• Set problem: Print each line exactly as it is given.

• Source data:
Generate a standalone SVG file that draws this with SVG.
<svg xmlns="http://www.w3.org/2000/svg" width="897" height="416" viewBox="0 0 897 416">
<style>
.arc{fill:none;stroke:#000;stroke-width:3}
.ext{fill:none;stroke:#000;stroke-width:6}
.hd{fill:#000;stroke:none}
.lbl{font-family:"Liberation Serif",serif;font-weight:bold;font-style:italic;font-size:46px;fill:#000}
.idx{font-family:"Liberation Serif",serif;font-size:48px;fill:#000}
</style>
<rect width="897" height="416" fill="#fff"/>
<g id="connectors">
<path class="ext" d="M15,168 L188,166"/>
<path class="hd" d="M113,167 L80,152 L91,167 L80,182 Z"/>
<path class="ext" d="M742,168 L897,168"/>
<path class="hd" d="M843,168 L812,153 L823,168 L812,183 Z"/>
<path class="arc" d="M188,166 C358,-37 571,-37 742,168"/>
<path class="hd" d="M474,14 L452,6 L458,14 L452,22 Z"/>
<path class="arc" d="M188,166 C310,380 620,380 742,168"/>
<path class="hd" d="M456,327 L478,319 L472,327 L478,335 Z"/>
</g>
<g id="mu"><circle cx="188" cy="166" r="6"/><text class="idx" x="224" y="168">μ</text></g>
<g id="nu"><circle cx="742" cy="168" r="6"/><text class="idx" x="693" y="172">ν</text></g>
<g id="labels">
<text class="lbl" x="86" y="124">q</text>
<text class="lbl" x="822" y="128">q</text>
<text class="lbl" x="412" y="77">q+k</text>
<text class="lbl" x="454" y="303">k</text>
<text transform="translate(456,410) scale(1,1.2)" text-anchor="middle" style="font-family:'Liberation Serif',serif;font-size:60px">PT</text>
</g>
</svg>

• Solution for this problem:
Generate a standalone SVG file that draws this with SVG.
<svg xmlns="http://www.w3.org/2000/svg" width="897" height="416" viewBox="0 0 897 416">
<style>
.arc{fill:none;stroke:#000;stroke-width:3}
.ext{fill:none;stroke:#000;stroke-width:6}
.hd{fill:#000;stroke:none}
.lbl{font-family:"Liberation Serif",serif;font-weight:bold;font-style:italic;font-size:46px;fill:#000}
.idx{font-family:"Liberation Serif",serif;font-size:48px;fill:#000}
</style>
<rect width="897" height="416" fill="#fff"/>
<g id="connectors">
<path class="ext" d="M15,168 L188,166"/>
<path class="hd" d="M113,167 L80,152 L91,167 L80,182 Z"/>
<path class="ext" d="M742,168 L897,168"/>
<path class="hd" d="M843,168 L812,153 L823,168 L812,183 Z"/>
<path class="arc" d="M188,166 C358,-37 571,-37 742,168"/>
<path class="hd" d="M474,14 L452,6 L458,14 L452,22 Z"/>
<path class="arc" d="M188,166 C310,380 620,380 742,168"/>
<path class="hd" d="M456,327 L478,319 L472,327 L478,335 Z"/>
</g>
<g id="mu"><circle cx="188" cy="166" r="6"/><text class="idx" x="224" y="168">μ</text></g>
<g id="nu"><circle cx="742" cy="168" r="6"/><text class="idx" x="693" y="172">ν</text></g>
<g id="labels">
<text class="lbl" x="86" y="124">q</text>
<text class="lbl" x="822" y="128">q</text>
<text class="lbl" x="412" y="77">q+k</text>
<text class="lbl" x="454" y="303">k</text>
<text transform="translate(456,410) scale(1,1.2)" text-anchor="middle" style="font-family:'Liberation Serif',serif;font-size:60px">PT</text>
</g>
</svg>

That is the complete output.